──────── INFORMATION PROVIDED

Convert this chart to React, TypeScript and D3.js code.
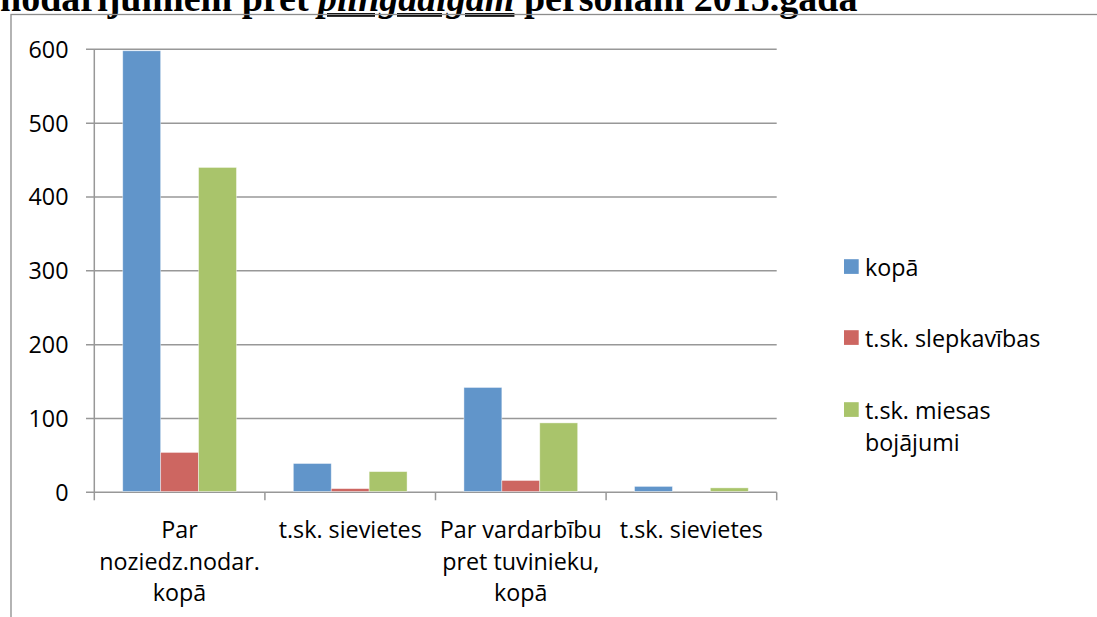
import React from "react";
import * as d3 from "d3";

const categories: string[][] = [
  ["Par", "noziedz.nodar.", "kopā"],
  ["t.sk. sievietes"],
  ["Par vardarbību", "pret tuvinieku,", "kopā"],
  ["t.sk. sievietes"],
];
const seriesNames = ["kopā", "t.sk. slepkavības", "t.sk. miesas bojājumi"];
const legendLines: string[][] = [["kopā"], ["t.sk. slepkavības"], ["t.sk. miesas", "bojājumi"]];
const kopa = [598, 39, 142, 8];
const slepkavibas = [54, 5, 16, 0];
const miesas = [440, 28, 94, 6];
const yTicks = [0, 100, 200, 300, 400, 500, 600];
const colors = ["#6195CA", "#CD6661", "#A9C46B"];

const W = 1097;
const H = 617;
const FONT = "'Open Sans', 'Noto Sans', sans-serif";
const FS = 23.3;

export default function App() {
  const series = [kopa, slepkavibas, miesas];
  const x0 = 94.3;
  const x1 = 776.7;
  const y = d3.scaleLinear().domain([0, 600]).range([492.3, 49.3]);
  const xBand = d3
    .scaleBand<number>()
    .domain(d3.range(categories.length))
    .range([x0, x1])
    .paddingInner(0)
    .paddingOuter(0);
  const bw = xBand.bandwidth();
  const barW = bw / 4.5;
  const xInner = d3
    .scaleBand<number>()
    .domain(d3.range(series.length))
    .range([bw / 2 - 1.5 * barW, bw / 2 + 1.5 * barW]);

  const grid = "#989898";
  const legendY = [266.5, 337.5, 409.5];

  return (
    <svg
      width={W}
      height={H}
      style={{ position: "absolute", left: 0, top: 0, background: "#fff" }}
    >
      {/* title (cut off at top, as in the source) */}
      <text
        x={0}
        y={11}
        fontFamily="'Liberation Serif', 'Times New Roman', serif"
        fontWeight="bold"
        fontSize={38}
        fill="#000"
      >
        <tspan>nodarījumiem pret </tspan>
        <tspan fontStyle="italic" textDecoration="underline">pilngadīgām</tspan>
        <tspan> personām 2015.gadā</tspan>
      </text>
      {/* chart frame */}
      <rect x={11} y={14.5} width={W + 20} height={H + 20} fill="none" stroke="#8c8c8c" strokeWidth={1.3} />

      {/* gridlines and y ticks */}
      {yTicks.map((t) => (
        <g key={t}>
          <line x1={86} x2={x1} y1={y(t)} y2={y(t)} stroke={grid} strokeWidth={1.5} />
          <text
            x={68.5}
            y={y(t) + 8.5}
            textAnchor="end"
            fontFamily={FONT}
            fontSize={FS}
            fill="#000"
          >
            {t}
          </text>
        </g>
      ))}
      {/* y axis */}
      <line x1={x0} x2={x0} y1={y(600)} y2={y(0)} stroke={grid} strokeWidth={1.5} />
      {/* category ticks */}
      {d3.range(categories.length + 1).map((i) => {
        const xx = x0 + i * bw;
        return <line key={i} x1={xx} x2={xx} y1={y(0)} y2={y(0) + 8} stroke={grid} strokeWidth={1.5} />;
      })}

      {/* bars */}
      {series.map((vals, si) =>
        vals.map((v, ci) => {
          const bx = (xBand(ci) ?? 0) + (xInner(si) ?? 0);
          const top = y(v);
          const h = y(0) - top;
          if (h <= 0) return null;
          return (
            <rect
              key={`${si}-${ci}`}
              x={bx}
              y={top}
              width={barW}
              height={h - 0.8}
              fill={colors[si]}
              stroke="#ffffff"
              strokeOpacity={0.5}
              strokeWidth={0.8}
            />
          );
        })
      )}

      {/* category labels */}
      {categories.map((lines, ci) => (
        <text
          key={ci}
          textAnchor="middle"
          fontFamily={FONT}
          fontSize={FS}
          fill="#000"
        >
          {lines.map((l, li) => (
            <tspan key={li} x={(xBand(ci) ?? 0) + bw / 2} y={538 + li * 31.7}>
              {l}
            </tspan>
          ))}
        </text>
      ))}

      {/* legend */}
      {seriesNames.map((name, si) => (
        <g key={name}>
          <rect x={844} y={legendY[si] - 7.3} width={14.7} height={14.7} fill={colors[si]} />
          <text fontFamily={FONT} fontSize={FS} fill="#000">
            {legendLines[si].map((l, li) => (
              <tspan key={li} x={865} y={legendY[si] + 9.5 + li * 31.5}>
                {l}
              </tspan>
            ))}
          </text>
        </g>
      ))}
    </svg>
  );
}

────────────────

Every line from the top of the material above through the line with "const FS = 23.3;" should be duplicated exactly, please; leave out the pictures.

Convert this chart to React, TypeScript and D3.js code.
import React from "react";
import * as d3 from "d3";

const categories: string[][] = [
  ["Par", "noziedz.nodar.", "kopā"],
  ["t.sk. sievietes"],
  ["Par vardarbību", "pret tuvinieku,", "kopā"],
  ["t.sk. sievietes"],
];
const seriesNames = ["kopā", "t.sk. slepkavības", "t.sk. miesas bojājumi"];
const legendLines: string[][] = [["kopā"], ["t.sk. slepkavības"], ["t.sk. miesas", "bojājumi"]];
const kopa = [598, 39, 142, 8];
const slepkavibas = [54, 5, 16, 0];
const miesas = [440, 28, 94, 6];
const yTicks = [0, 100, 200, 300, 400, 500, 600];
const colors = ["#6195CA", "#CD6661", "#A9C46B"];

const W = 1097;
const H = 617;
const FONT = "'Open Sans', 'Noto Sans', sans-serif";
const FS = 23.3;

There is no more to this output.